DeWolfe has been the chief public defender since December 2009.

“I am honored to lead the Office of the Public Defender in the next chapter of its history,” Dartigue said in a statement announcing her appointment Thursday.

“Our core staff and attorneys embody the passion, dedication, expertise, and endurance required to provide superior representation for our clients,” she added. “I am committed to furthering these efforts as we continue to navigate emerging and longstanding challenges and recognize our successes. Together we will continue to create meaningful criminal justice reform.”

The career public defender said later that “I know the good, the bad and the ugly and I still love the job.”

Dartigue, 53, said her top priority will be securing greater funding to enable the agency to hire more attorneys and provide wage increases for its grossly underpaid aides.The OPD’s current annual budget is $114.9 million.

“We have support staff workers who would qualify for our services,” Dartigue said. “We need to do better.”

More money is also needed to upgrade the agency’s lagging computer technology, Dartigue said.

Dartigue will succeed DeWolfe as Maryland’s chief public defender

“Although we are mandated to exist, we haven’t gotten enough funding,” Dartigue said. “We are not asking for the fancy, we just want the basics.”

On a personal level, Dartigue said she wants to foster within OPD “a sense of community,” “a sense of family” and “a place where people are respected and valued.”
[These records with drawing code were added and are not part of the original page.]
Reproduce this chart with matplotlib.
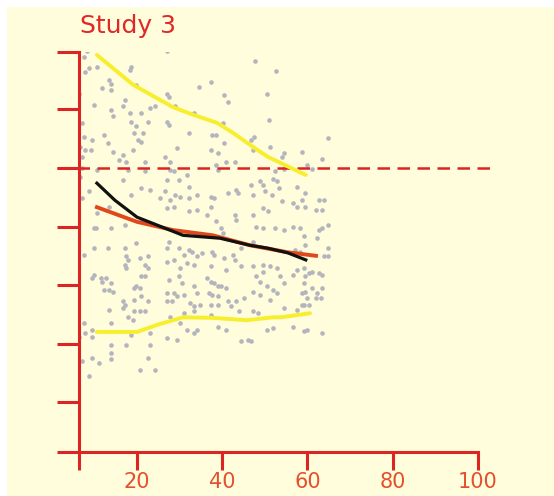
import numpy as np
import matplotlib.pyplot as plt
from matplotlib.patches import Rectangle

# scatter (age, score)
pts_x = [
    10.3, 11.5, 23.4, 8.3, 7.5, 8.7, 7.9, 10.7, 18.6, 18.3, 13.5, 13.9, 11.9, 13.9, 19.8, 6.3, 9.9, 17.1, 16.7, 13.9,
    18.3, 21.0, 23.0, 24.2, 7.1, 14.3, 18.6, 19.8, 22.6, 12.3, 7.5, 9.5, 19.4, 21.4, 20.2, 21.0, 13.1, 6.7, 7.9, 9.1,
    14.3, 16.7, 19.0, 7.1, 15.9, 17.5, 21.8, 7.1, 10.7, 17.9, 21.8, 6.7, 16.7, 21.0, 23.0, 8.7, 18.6, 7.1, 25.4,
    38.5, 40.9, 30.9, 32.9, 27.0, 34.5, 37.3, 40.5, 41.3, 27.0, 27.4, 29.0, 33.3, 27.0, 27.4, 32.1, 37.7, 38.5, 40.1, 40.5,
    29.4, 37.3, 38.9, 26.6, 40.9, 42.9, 27.8, 38.5, 27.8, 28.6, 38.9, 31.7, 27.0, 29.8, 32.1, 43.3, 26.6, 29.0, 30.2, 34.1,
    37.3, 38.1, 41.3, 43.7, 27.8, 32.1,
    49.6, 47.6, 52.6, 50.6, 51.0, 47.4, 64.7, 46.8, 51.3, 54.4, 54.0, 58.7, 47.2, 63.5, 59.9, 54.4, 61.1, 52.4, 52.0, 52.8,
    46.8, 49.6, 48.8, 57.5, 53.2, 50.0, 59.5, 47.2, 51.6, 54.0, 58.7, 62.7, 63.9, 56.7,
    10.7, 13.5, 21.0, 9.9, 10.3, 13.9, 17.1, 7.5, 9.9, 13.1, 17.1, 19.8, 17.5, 17.9, 17.1, 20.6, 22.6, 21.8, 17.5, 22.6,
    9.9, 9.5, 11.5, 11.9, 12.7, 13.9, 13.5, 12.3, 21.0, 21.8, 19.4, 20.6, 19.8, 14.3, 21.0, 16.7, 17.1, 19.4, 22.6, 16.7,
    13.5, 19.4, 20.6, 21.8, 17.9, 19.0, 13.9, 7.5, 9.5, 6.3, 7.9, 9.5, 18.6, 23.0, 17.5, 13.9, 23.0, 13.9, 7.1, 9.5,
    11.1, 13.9, 20.6, 24.2, 8.7, 22.6,
    27.0, 28.6, 32.1, 34.1, 36.5, 38.5, 42.9, 43.3, 37.3, 39.7, 40.1, 27.4, 27.0, 29.8, 31.0, 32.1, 32.9, 34.1, 35.3, 37.7,
    38.1, 40.5, 42.5, 42.9, 44.4, 27.0, 28.6, 30.2, 31.7, 33.3, 37.3, 40.9, 44.4, 27.4, 29.8, 30.6, 33.3, 36.5, 37.3, 38.1,
    38.9, 39.7, 40.9, 27.0, 28.6, 29.4, 31.0, 34.1, 36.9, 37.7, 38.9, 41.3, 43.3, 45.2, 27.0, 28.2, 32.5, 33.3, 34.9, 37.3,
    38.9, 42.1, 44.0, 31.0, 33.3, 27.8, 30.2, 31.7, 33.3, 34.1, 38.9, 40.9, 27.0, 29.4, 44.4, 46.0, 37.3,
    49.6, 50.8, 57.5, 59.5, 61.9, 63.5, 47.2, 48.0, 49.6, 52.4, 54.4, 56.7, 58.3, 59.1, 62.7, 63.5, 64.7, 62.3, 59.5, 47.2,
    64.7, 63.9, 64.7, 57.1, 58.3, 47.2, 49.6, 51.2, 52.8, 53.6, 54.4, 56.7, 57.5, 59.1, 60.3, 61.1, 62.7, 63.5, 48.0, 49.6,
    48.8, 50.4, 47.2, 48.8, 52.0, 52.8, 51.2, 59.5, 59.1, 59.5, 61.1, 62.3, 63.5, 58.7, 59.9, 61.9, 63.1, 47.2, 48.4, 54.4,
    57.5, 59.1, 60.3, 50.4, 52.0, 56.7, 59.1, 59.9, 63.5, 46.8, 58.7,
]
pts_y = [
    2.16, 2.16, 2.04, 1.99, 1.90, 1.70, 1.64, 1.73, 1.73, 1.67, 1.50, 1.44, 1.36, 1.33, 1.42, 1.27, 1.07, 1.16, 1.05, 0.99,
    0.93, 0.93, 1.02, 1.05, 0.76, 0.88, 0.79, 0.71, 0.79, 0.56, 0.53, 0.48, 0.59, 0.59, 0.48, 0.45, 0.42, 0.36, 0.31, 0.31,
    0.28, 0.22, 0.31, 0.19, 0.14, 0.11, 0.11, 0.00, -0.03, -0.03, -0.06, -0.15, -0.21, -0.35, -0.38, -0.40, -0.46, -0.52, -0.52,
    2.39, 2.31, 2.18, 2.09, 2.00, 1.39, 1.46, 1.25, 1.13, 1.27, 1.22, 1.05, 0.93, 0.79, 0.73, 0.59, 0.56, 0.56, 0.76, 0.42,
    0.34, 0.31, 0.25, 0.19, 0.11, 0.11, 0.11, 0.05, -0.03, -0.06, -0.03, -0.12, -0.21, -0.21, -0.32, -0.38, -0.40, -0.46, -0.49, -0.46,
    -0.49, -0.52, -0.43, -0.43, -0.55, -0.52,
    2.10, 1.83, 1.66, 1.26, 0.82, 0.53, 0.51, 0.48, 0.36, 0.25, 0.19, 0.28, 0.31, 0.16, 0.05, -0.01, -0.02, -0.06, -0.18, -0.23,
    -0.29, -0.29, -0.23, -0.32, -0.35, -0.40, -0.43, -0.46, -0.46, -0.57, -0.55, -0.55, -0.55, -0.60,
    -0.77, -0.66, -0.91, -1.02, -1.02, -1.02, -0.97, -1.48, -1.37, -1.37, -1.36, -1.28, -1.51, -1.57, -1.65, -1.54, -1.51, -1.65, -1.71, -1.71,
    -1.82, -1.88, -1.88, -1.94, -1.88, -1.97, -2.08, -2.08, -1.85, -1.85, -2.05, -2.05, -2.02, -2.11, -2.19, -2.28, -2.34, -2.25, -2.28, -2.39,
    -2.42, -2.45, -2.45, -2.45, -2.54, -2.59, -2.65, -2.65, -2.76, -2.88, -2.82, -2.88, -2.85, -2.82, -3.02, -3.02, -3.02, -3.16, -3.30, -3.25,
    -3.33, -3.27, -3.45, -3.45, -3.56, -3.25,
    -0.69, -0.66, -0.74, -0.72, -0.80, -0.91, -0.80, -0.89, -0.66, -1.03, -1.11, -1.26, -1.37, -1.37, -1.48, -1.40, -1.43, -1.51, -1.45, -1.43,
    -1.48, -1.54, -1.48, -1.57, -1.37, -1.60, -1.57, -1.71, -1.63, -1.65, -1.68, -1.74, -1.68, -1.91, -1.85, -1.97, -2.02, -1.88, -1.94, -1.97,
    -2.02, -2.02, -2.05, -2.14, -2.14, -2.19, -2.17, -2.14, -2.14, -2.17, -2.19, -2.28, -2.28, -2.22, -2.28, -2.28, -2.31, -2.36, -2.34, -2.34,
    -2.34, -2.36, -2.45, -2.48, -2.45, -2.54, -2.65, -2.76, -2.82, -2.76, -2.71, -2.76, -2.91, -2.93, -2.96, -2.93, -2.51,
    -0.69, -0.74, -0.66, -0.66, -0.72, -0.72, -0.80, -1.00, -1.03, -1.03, -1.06, -1.00, -1.03, -1.17, -1.06, -1.03, -0.97, -1.20, -1.31, -1.26,
    -1.37, -1.51, -1.51, -1.40, -1.43, -1.68, -1.65, -1.68, -1.71, -1.85, -1.97, -1.82, -1.74, -1.71, -1.80, -1.77, -1.80, -1.82, -1.85, -1.77,
    -1.94, -2.02, -2.11, -2.17, -2.08, -2.14, -2.25, -1.85, -1.97, -2.11, -2.05, -2.14, -2.05, -2.14, -2.22, -2.22, -2.22, -2.45, -2.48, -2.39,
    -2.42, -2.34, -2.34, -2.76, -2.73, -2.71, -2.79, -2.76, -2.82, -2.96, -2.34,
]

# smoothed curves
upper_x = [10.6, 19.1, 28.4, 33.1, 38.8, 42.5, 47.2, 50.7, 54.7, 59.6]
upper_y = [1.93, 1.42, 1.04, 0.91, 0.77, 0.60, 0.36, 0.19, 0.05, -0.12]
lower_x = [10.6, 20.0, 24.7, 30.8, 37.8, 45.8, 51.9, 53.8, 60.6]
lower_y = [-2.80, -2.80, -2.68, -2.55, -2.56, -2.60, -2.55, -2.55, -2.48]
black_x = [10.6, 14.8, 20.0, 30.8, 39.5, 46.5, 50.7, 55.4, 59.6]
black_y = [-0.26, -0.55, -0.84, -1.15, -1.20, -1.32, -1.37, -1.45, -1.57]
red_x = [10.6, 20.0, 28.4, 37.8, 46.5, 55.4, 62.0]
red_y = [-0.67, -0.92, -1.06, -1.15, -1.32, -1.44, -1.50]

xtick_vals = [6.4, 20, 40, 60, 80, 100]
xtick_labels = ['', '20', '40', '60', '80', '100']

bg = '#fffddb'
red = '#dc2424'

fig = plt.figure(figsize=(5.54, 4.96), dpi=100)
fig.patch.set_facecolor('white')
fig.add_artist(Rectangle((7 / 554, 0), 1, 1 - 7 / 496, transform=fig.transFigure,
                         facecolor=bg, edgecolor='none', zorder=-10))

ax = fig.add_axes([79 / 554, 44 / 496, 399 / 554, 400 / 496])
ax.patch.set_alpha(0)

ax.scatter(pts_x, pts_y, s=11, color='#b4b4be', linewidths=0, zorder=2)

ax.plot([1.2, 104], [0, 0], color=red, lw=1.8, dashes=(5, 3), clip_on=False, zorder=3)
ax.plot(upper_x, upper_y, color='#f7ef2e', lw=2.8, solid_capstyle='round', zorder=4)
ax.plot(lower_x, lower_y, color='#f7ef2e', lw=2.8, solid_capstyle='round', zorder=4)
ax.plot(red_x, red_y, color='#e0481c', lw=2.8, zorder=5)
ax.plot(black_x, black_y, color='#111111', lw=2.3, zorder=6)

ax.set_xlim(6.4, 100)
ax.set_ylim(-4.85, 1.98)
ax.set_xticks(xtick_vals)
ax.set_xticklabels(xtick_labels)
ax.set_yticks([-4.85, -4, -3, -2, -1, 0, 1, 1.98])
ax.set_yticklabels([])

for s in ['top', 'right']:
    ax.spines[s].set_visible(False)
for s in ['left', 'bottom']:
    ax.spines[s].set_color(red)
    ax.spines[s].set_linewidth(2.2)
ax.tick_params(axis='y', direction='out', length=16, width=2.2, color=red)
ax.tick_params(axis='x', direction='out', length=13, width=2.2, color=red,
               labelcolor='#e4502e', labelsize=15, pad=1.5)

fig.text(80 / 554, 1 - 33 / 496, 'Study 3', color='#e02828', fontsize=18, va='baseline')

fig.savefig('out.png', dpi=100)
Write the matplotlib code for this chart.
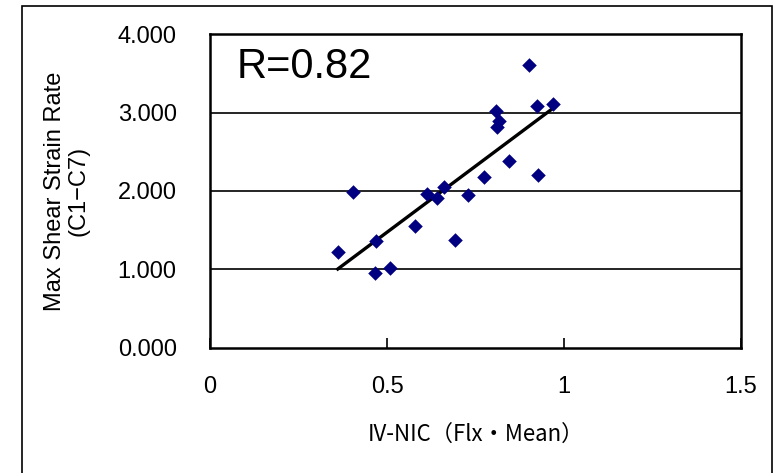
import numpy as np
import matplotlib
matplotlib.use("Agg")
import matplotlib.pyplot as plt
from matplotlib.patches import Rectangle

plt.rcParams['font.family'] = ['Liberation Sans', 'Noto Sans CJK JP', 'DejaVu Sans']

# --- data ---
iv_nic = [0.361, 0.403, 0.468, 0.465, 0.508, 0.579, 0.614, 0.642, 0.661, 0.692,
          0.730, 0.775, 0.808, 0.817, 0.811, 0.845, 0.901, 0.925, 0.927, 0.970]
strain = [1.222, 1.993, 1.363, 0.950, 1.022, 1.554, 1.959, 1.908, 2.057, 1.380,
          1.950, 2.172, 3.015, 2.887, 2.810, 2.385, 3.610, 3.087, 2.202, 3.108]

x_ticks = [0, 0.5, 1, 1.5]
x_tick_labels = ["0", "0.5", "1", "1.5"]
y_ticks = [0, 1, 2, 3, 4]
y_tick_labels = ["0.000", "1.000", "2.000", "3.000", "4.000"]

r_text = "R=0.82"

# linear trend line
coef = np.polyfit(iv_nic, strain, 1)
xl = np.array([min(iv_nic), max(iv_nic)])
yl = np.polyval(coef, xl)

fig = plt.figure(figsize=(7.73, 4.73), dpi=100)
ax = fig.add_axes([0.2717, 0.2643, 0.6869, 0.6638])

# outer chart frame
fig.patches.append(Rectangle((22 / 773, -0.05), 750 / 773, 1 - 6 / 473 + 0.05,
                             transform=fig.transFigure, fill=False,
                             edgecolor="black", linewidth=1.2))

for y in [1, 2, 3]:
    ax.axhline(y, color="black", linewidth=1.2, zorder=1)

ax.plot(xl, yl, color="black", linewidth=2.4, zorder=2)
ax.scatter(iv_nic, strain, marker="D", s=55, color="#000080", zorder=3, linewidths=0)

ax.set_xlim(0, 1.5)
ax.set_ylim(0, 4)
ax.set_xticks(x_ticks)
ax.set_xticklabels(x_tick_labels)
ax.set_yticks(y_ticks)
ax.set_yticklabels(y_tick_labels)
ax.tick_params(axis="x", direction="in", length=7, width=1.2, pad=20, labelsize=17)
ax.tick_params(axis="y", direction="in", length=0, pad=24, labelsize=17)

for s in ax.spines.values():
    s.set_linewidth(1.8)

ax.text(0.05, 0.86, r_text, transform=ax.transAxes, fontsize=30)

ax.set_xlabel("IV-NIC（Flx・Mean）", fontsize=16, labelpad=18,
              family=['Noto Sans CJK JP', 'DejaVu Sans'])
ax.set_ylabel("Max Shear Strain Rate\n(C1−C7)", fontsize=17, labelpad=20,
              linespacing=1.1)

fig.savefig("out.png", dpi=100)
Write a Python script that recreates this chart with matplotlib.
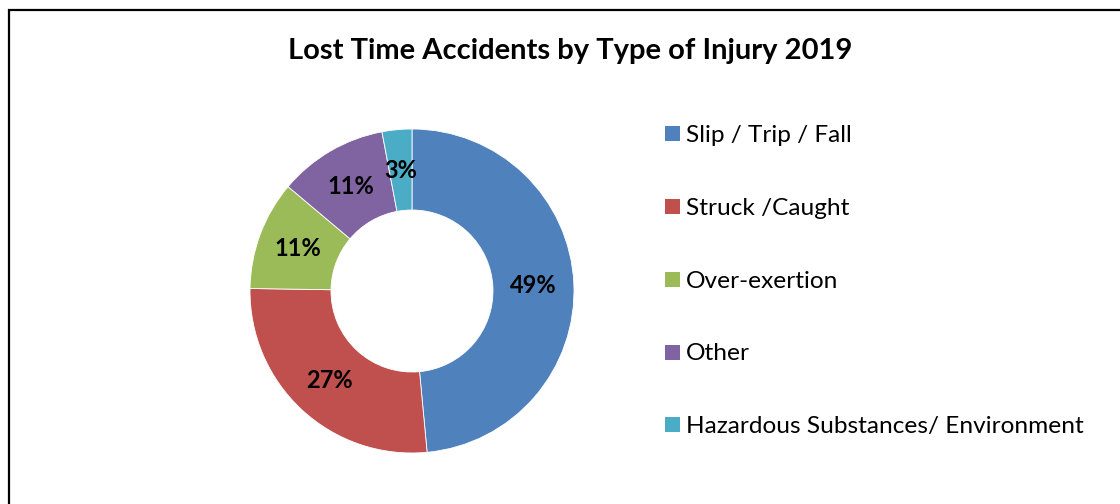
import matplotlib
matplotlib.use("Agg")
import matplotlib.pyplot as plt
from matplotlib.patches import Rectangle

# data
injury_types = ["Slip / Trip / Fall", "Struck /Caught", "Over-exertion",
                "Other", "Hazardous Substances/ Environment"]
percent = [49, 27, 11, 11, 3]
colors = ["#4F81BD", "#C0504D", "#9BBB59", "#8064A2", "#4BACC6"]
title = "Lost Time Accidents by Type of Injury 2019"

plt.rcParams["font.family"] = ["Lato", "DejaVu Sans"]

W, H = 1120, 504
fig = plt.figure(figsize=(W / 100, H / 100), dpi=100)
ax = fig.add_axes([0, 0, 1, 1])

# donut, centre and radius in pixel units (y up)
wedges, texts, autotexts = ax.pie(
    percent, colors=colors, startangle=90, counterclock=False,
    center=(412, H - 291), radius=162, frame=True,
    wedgeprops=dict(width=81, edgecolor="white", linewidth=0.6),
    autopct=lambda p: "%d%%" % round(p * sum(percent) / 100),
    pctdistance=0.75,
    textprops=dict(fontsize=17, fontweight="bold", color="black"))

ax.set_xlim(0, W)
ax.set_ylim(0, H)
ax.set_aspect("equal")
ax.axis("off")

# chart border (cut off at right and bottom like the screenshot)
ax.add_patch(Rectangle((9, -20), W + 20, H - 10 + 20, fill=False,
                       edgecolor="black", linewidth=1.6, clip_on=False))

ax.text(570, H - 51, title, ha="center", va="center",
        fontsize=21, fontweight="bold")

# legend
for i, (lab, col) in enumerate(zip(injury_types, colors)):
    yc = H - (133.7 + i * 72.8)
    ax.add_patch(Rectangle((665, yc - 7.5), 15, 15, facecolor=col,
                           edgecolor="none"))
    ax.text(686, yc - 8.3, lab, ha="left", va="baseline", fontsize=17.6)

fig.savefig("out.png", dpi=100)
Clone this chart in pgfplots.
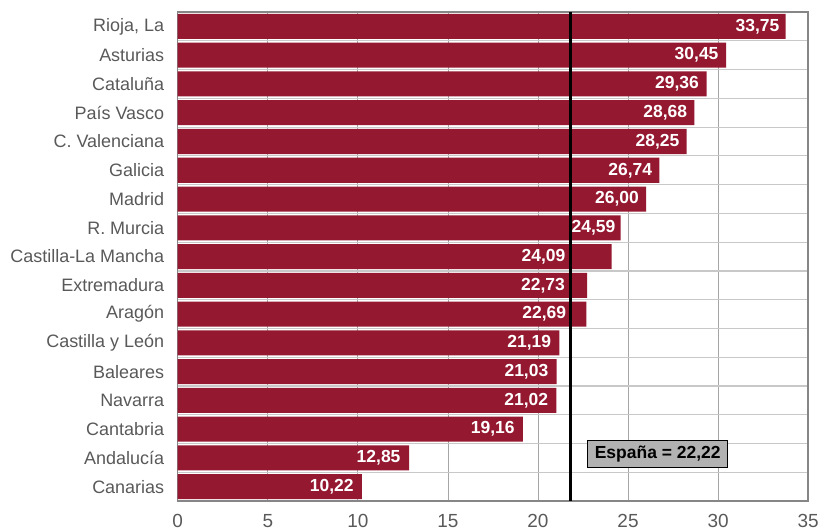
\documentclass[border=0pt]{standalone}
\usepackage{fontspec}
\setmainfont{Liberation Sans}
\usepackage{pgfplots}
\usepackage{pgfplotstable}
\pgfplotsset{compat=1.18}
\definecolor{barred}{RGB}{148,24,47}
\definecolor{txtgray}{RGB}{89,89,89}
\definecolor{framegray}{RGB}{134,134,134}
\definecolor{vgrid}{RGB}{166,166,166}
\definecolor{hgrid}{RGB}{200,200,200}
\definecolor{boxgray}{RGB}{178,178,178}
\pgfplotstableread{
x y gap
33.75 0 6
30.45 1 7.5
29.36 2 7.5
28.68 3 7
28.25 4 7
26.74 5 7
26.00 6 7
24.59 7 5
24.09 8 46
22.73 9 22
22.69 10 20
21.19 11 8
21.03 12 8
21.02 13 8
19.16 14 8
12.85 15 8.5
10.22 16 8
}\datatable
\begin{document}
\begin{tikzpicture}
\begin{axis}[
  scale only axis, width=629bp, height=488bp,
  xbar, bar width=0.87,
  xmin=0, xmax=35, ymin=-0.5, ymax=16.5, y dir=reverse,
  xtick={0,5,...,35},
  ytick={0,...,16},
  yticklabels={{Rioja, La},Asturias,Cataluña,País Vasco,C. Valenciana,Galicia,Madrid,R. Murcia,Castilla-La Mancha,Extremadura,Aragón,Castilla y León,Baleares,Navarra,Cantabria,Andalucía,Canarias},
  minor ytick={-0.5,0.5,...,16.5},
  yminorgrids, xmajorgrids,
  minor grid style={hgrid, line width=1.2bp},
  major grid style={vgrid, line width=0.8bp},
  axis line style={framegray, line width=1.5bp},
  major tick length=0pt, minor tick length=0pt,
  /pgf/number format/assume math mode=true,
  tick label style={text=txtgray},
  yticklabel style={xshift=-10bp, font=\fontsize{18}{21}\selectfont},
  xticklabel style={yshift=-10bp, font=\fontsize{19}{22}\selectfont},
]
\addplot[fill=barred, draw=none,
  visualization depends on={\thisrow{gap} \as \mygap},
  nodes near coords={\pgfmathprintnumber[fixed,zerofill,precision=2,use comma]{\pgfplotspointmeta}},
  point meta=x,
  every node near coord/.append style={anchor=east, text=white, inner xsep=0pt, inner ysep=2pt, xshift=-\mygap bp, font=\bfseries\fontsize{17.5}{20}\selectfont},
] table[x=x, y=y] {\datatable};
\draw[black, line width=3.2bp] (axis cs:21.8,-0.5) -- (axis cs:21.8,16.5);
\node[fill=boxgray, draw=black, line width=0.8bp, inner xsep=7bp, inner ysep=5.5bp, font=\bfseries\fontsize{17.5}{20}\selectfont] at (axis cs:26.65,14.86) {España = 22,22};
\end{axis}
\path ([yshift=12bp]current axis.north west) -- ([yshift=12bp]current axis.north east);
\path ([xshift=-7bp]current axis.outer west) -- ([xshift=-7bp]current axis.outer south west);
\end{tikzpicture}
\end{document}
“As in any family, you have to treat your family members well,” she added.

Dartigue has served as deputy district public defender for Baltimore and was felony trial supervisor for the office. She has represented clients in the juvenile, district and circuit court divisions, according to a biography provided by the OPD.

The 1995 Howard University School of Law graduate began her career as law clerk for Baltimore City Circuit Judge Roger W. Brown.

“Ms. Dartigue has a combination of impressive qualifications, vision, and experience, and the Board is excited to have her lead this agency,” T. Wray McCurdy, chair of OPD’s 13-member board of trustees, said in a statement Thursday. “She has shown leadership ability both inside the courtroom and in the greater community.”

Dartigue, a daughter of Haitian immigrants, serves on the Maryland State Bar Association’s board of governors and on the Baltimore Bar Foundation’s board. She is a member of the Alliance of Black Women Attorneys, and is past president of the Monumental City Bar Association and past co-chair of the Bench Bar Committee of the Bar Association of Baltimore City.

Dartigue said she is “extremely proud” to be the first Black person to lead the public defender’s office.

“Representation matters,” she said. “It matters that someone who looks like me can really affect great change throughout the state.”

Since 2017, Dartigue has taught a 90-minute training course on implicit bias to new public defender employees.

“From my experience there’s definitely a level of understanding that comes from the class, a self-awareness,” Dartigue told Capital News Service in February 2021. “It will assist you in taking affirmative steps in changing your behavior.”

Dartigue also received Leadership in Law and Top 100 Women awards in 2018 from The Daily Record.